[Data supplied]
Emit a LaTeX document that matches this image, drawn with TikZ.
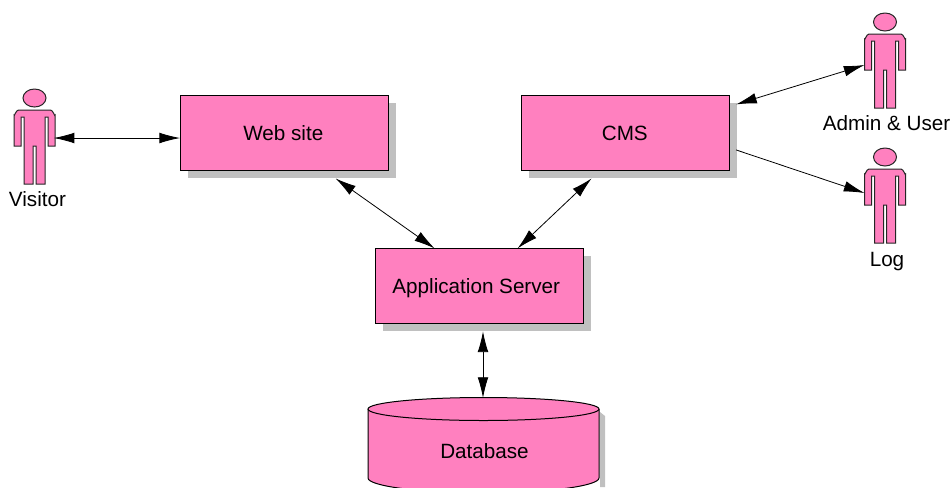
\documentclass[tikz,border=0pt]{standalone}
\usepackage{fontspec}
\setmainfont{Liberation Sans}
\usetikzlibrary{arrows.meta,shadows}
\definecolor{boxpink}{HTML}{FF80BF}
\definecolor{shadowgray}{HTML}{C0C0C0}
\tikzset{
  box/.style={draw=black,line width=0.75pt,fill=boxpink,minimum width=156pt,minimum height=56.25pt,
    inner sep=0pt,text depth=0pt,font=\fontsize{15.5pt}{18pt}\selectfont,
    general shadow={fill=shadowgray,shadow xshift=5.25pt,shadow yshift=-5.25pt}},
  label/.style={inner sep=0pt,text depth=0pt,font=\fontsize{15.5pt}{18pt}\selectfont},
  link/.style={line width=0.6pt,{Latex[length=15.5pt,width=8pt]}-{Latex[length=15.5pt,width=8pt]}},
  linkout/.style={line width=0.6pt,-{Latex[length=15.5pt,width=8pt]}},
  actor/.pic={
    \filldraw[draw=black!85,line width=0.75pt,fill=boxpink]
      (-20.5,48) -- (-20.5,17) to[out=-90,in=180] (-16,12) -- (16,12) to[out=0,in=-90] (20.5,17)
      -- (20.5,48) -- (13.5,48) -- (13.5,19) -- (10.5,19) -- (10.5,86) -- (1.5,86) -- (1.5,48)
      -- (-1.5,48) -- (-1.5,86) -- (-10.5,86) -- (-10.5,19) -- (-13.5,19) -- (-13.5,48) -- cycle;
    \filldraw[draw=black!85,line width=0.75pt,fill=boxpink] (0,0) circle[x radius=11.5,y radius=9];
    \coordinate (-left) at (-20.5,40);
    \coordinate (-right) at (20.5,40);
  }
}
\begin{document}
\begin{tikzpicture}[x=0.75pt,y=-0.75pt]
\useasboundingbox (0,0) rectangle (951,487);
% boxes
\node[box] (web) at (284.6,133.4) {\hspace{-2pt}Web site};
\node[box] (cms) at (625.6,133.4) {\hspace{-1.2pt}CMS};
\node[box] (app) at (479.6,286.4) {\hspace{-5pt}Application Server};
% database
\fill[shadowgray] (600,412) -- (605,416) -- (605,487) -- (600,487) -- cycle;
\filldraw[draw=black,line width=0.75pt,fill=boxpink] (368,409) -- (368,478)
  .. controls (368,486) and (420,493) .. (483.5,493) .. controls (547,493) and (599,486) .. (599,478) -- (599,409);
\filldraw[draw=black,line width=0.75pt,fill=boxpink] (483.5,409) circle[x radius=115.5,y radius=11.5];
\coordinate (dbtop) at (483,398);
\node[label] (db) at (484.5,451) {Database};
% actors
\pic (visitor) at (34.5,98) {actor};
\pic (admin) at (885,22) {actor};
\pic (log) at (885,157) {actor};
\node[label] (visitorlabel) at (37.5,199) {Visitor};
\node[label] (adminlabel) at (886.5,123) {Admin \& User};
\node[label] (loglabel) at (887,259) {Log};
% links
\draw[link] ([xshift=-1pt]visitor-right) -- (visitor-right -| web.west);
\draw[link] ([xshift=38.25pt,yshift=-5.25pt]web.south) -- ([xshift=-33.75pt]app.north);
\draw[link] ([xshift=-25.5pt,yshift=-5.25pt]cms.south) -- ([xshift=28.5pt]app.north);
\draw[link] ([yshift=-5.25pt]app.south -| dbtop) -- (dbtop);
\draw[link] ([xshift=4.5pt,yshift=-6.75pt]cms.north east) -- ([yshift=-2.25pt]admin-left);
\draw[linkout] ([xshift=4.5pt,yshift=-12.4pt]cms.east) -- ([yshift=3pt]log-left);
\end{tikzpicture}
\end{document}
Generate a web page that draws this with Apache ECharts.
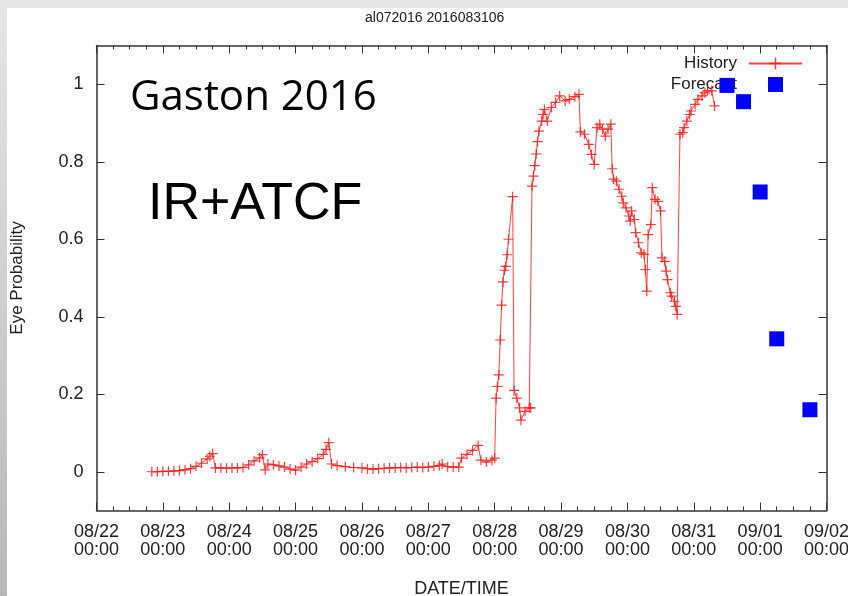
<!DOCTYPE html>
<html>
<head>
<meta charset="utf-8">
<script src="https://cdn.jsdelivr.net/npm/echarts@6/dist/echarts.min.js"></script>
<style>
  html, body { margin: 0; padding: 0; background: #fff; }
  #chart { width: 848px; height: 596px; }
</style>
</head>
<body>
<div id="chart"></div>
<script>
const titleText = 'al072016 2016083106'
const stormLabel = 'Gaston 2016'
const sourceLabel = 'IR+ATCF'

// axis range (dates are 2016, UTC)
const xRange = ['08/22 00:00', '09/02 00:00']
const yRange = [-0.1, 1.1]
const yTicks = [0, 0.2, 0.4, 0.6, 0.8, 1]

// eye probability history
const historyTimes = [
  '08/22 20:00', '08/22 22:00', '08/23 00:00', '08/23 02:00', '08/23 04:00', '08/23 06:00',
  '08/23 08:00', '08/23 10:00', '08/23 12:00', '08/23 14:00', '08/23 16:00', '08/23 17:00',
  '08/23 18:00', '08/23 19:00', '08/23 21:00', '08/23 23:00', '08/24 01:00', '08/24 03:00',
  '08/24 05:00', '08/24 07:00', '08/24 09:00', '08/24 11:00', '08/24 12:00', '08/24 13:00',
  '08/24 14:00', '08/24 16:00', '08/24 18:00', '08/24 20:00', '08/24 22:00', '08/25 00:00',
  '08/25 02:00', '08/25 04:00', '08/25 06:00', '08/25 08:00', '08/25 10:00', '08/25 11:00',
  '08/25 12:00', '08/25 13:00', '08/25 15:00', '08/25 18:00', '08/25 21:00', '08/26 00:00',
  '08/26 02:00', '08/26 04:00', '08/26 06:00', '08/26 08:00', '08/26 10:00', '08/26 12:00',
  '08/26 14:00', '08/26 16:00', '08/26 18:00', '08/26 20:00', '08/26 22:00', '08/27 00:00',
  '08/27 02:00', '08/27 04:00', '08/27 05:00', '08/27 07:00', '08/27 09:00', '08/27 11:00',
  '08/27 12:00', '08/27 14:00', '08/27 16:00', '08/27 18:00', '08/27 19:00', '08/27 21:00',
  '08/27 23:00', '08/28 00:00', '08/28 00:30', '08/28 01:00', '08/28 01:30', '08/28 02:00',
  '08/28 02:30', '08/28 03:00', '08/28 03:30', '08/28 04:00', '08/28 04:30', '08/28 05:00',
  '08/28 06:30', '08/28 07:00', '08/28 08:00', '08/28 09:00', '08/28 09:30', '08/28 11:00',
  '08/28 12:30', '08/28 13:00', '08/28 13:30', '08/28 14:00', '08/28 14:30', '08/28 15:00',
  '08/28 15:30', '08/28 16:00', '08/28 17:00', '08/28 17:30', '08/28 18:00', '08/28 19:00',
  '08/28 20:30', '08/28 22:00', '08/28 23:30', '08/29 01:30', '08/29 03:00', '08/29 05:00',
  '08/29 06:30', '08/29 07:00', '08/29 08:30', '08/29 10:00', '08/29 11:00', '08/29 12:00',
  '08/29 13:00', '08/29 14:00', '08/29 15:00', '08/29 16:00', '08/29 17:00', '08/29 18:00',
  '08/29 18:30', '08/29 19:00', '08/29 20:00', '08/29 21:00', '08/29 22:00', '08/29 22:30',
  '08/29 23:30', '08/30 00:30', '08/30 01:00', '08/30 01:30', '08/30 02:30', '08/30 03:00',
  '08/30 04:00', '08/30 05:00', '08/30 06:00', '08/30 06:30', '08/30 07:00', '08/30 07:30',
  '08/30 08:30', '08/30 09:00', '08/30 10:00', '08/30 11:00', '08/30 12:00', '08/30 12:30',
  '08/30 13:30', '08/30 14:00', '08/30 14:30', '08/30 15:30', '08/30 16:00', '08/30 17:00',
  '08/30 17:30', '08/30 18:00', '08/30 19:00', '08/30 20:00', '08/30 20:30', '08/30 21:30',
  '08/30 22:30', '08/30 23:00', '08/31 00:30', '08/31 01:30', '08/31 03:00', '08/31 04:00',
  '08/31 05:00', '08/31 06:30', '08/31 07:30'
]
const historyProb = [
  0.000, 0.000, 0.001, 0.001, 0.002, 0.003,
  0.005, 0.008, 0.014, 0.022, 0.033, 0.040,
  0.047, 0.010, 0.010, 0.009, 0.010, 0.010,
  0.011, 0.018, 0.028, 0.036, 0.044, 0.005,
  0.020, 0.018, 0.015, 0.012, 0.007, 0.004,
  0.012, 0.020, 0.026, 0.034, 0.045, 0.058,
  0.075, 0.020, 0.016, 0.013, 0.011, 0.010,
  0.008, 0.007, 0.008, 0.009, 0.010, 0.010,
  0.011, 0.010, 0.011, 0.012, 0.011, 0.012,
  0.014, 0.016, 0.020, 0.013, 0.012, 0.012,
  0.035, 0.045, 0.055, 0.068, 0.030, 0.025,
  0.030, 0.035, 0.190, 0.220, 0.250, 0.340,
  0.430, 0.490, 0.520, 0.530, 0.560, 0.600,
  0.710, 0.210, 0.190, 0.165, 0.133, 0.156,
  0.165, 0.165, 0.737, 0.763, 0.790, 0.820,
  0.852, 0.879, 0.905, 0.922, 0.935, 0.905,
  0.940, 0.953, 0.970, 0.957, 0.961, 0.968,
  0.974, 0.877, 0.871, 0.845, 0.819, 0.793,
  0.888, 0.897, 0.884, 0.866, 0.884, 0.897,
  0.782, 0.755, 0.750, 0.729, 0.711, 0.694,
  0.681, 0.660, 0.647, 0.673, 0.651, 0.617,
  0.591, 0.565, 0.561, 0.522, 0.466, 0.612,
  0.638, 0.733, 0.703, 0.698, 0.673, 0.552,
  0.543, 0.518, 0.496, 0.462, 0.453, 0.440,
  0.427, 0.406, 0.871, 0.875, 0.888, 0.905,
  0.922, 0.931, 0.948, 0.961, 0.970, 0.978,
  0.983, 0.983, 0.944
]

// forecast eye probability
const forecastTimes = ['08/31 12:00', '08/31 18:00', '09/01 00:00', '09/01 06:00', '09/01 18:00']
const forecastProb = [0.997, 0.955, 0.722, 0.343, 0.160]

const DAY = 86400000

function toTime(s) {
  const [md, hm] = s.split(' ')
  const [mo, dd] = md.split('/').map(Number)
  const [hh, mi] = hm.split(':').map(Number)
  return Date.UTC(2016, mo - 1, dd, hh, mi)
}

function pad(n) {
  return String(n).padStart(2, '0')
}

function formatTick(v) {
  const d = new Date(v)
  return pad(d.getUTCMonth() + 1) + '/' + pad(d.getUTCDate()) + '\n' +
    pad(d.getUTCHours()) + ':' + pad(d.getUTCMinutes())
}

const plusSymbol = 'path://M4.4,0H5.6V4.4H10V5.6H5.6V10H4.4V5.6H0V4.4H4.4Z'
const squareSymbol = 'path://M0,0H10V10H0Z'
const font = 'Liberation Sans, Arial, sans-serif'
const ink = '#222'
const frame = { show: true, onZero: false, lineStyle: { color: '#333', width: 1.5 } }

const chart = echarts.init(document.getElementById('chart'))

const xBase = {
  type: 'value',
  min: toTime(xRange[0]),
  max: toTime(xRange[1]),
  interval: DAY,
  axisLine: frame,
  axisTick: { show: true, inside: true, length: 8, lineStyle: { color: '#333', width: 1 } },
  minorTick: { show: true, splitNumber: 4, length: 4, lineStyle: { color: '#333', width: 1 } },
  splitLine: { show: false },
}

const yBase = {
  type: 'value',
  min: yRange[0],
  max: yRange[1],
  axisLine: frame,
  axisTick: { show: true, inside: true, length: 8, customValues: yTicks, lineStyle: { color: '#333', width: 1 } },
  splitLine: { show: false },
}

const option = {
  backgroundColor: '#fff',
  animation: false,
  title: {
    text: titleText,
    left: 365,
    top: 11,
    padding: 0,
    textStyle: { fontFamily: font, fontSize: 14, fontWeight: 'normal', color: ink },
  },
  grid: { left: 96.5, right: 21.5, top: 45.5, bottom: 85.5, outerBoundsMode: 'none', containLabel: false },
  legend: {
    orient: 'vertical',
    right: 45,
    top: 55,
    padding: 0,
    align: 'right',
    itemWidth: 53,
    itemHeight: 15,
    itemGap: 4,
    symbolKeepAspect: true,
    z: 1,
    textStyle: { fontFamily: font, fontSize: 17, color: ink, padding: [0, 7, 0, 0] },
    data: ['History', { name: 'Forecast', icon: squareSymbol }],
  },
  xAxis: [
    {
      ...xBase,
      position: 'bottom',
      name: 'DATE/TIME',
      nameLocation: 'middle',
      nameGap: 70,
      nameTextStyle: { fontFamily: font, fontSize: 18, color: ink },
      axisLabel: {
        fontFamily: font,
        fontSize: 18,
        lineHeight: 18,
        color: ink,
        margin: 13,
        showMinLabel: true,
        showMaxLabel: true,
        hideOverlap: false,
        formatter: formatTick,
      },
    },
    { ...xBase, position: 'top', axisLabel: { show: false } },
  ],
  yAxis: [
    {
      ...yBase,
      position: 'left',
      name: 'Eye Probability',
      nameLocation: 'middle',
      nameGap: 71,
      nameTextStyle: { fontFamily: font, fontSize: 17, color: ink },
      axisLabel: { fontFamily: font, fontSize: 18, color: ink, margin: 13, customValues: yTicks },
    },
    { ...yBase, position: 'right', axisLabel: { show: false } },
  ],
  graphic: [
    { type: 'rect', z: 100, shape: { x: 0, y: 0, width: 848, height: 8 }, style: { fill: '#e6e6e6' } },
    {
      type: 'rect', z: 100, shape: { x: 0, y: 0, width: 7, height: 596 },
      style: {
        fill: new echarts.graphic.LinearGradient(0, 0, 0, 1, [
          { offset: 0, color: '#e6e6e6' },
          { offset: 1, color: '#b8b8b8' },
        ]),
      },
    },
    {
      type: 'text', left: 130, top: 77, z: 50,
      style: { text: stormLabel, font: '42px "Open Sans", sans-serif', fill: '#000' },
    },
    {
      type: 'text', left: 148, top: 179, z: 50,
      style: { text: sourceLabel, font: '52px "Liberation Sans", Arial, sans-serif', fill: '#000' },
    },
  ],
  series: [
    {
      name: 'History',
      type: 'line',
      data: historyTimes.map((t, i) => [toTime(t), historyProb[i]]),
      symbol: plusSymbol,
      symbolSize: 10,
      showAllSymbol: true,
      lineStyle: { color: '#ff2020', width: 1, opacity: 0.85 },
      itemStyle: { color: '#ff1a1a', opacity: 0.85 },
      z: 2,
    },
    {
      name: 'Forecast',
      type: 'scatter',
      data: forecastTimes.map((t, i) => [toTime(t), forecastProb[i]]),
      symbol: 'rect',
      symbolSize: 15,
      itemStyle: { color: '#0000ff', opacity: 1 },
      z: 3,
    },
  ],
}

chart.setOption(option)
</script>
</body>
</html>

[Objective] Which lines contain the word "this"? Return each of them.

[Problem solution]
Emit a LaTeX document that matches this image, drawn with TikZ.
Generate a web page that draws this with Apache ECharts.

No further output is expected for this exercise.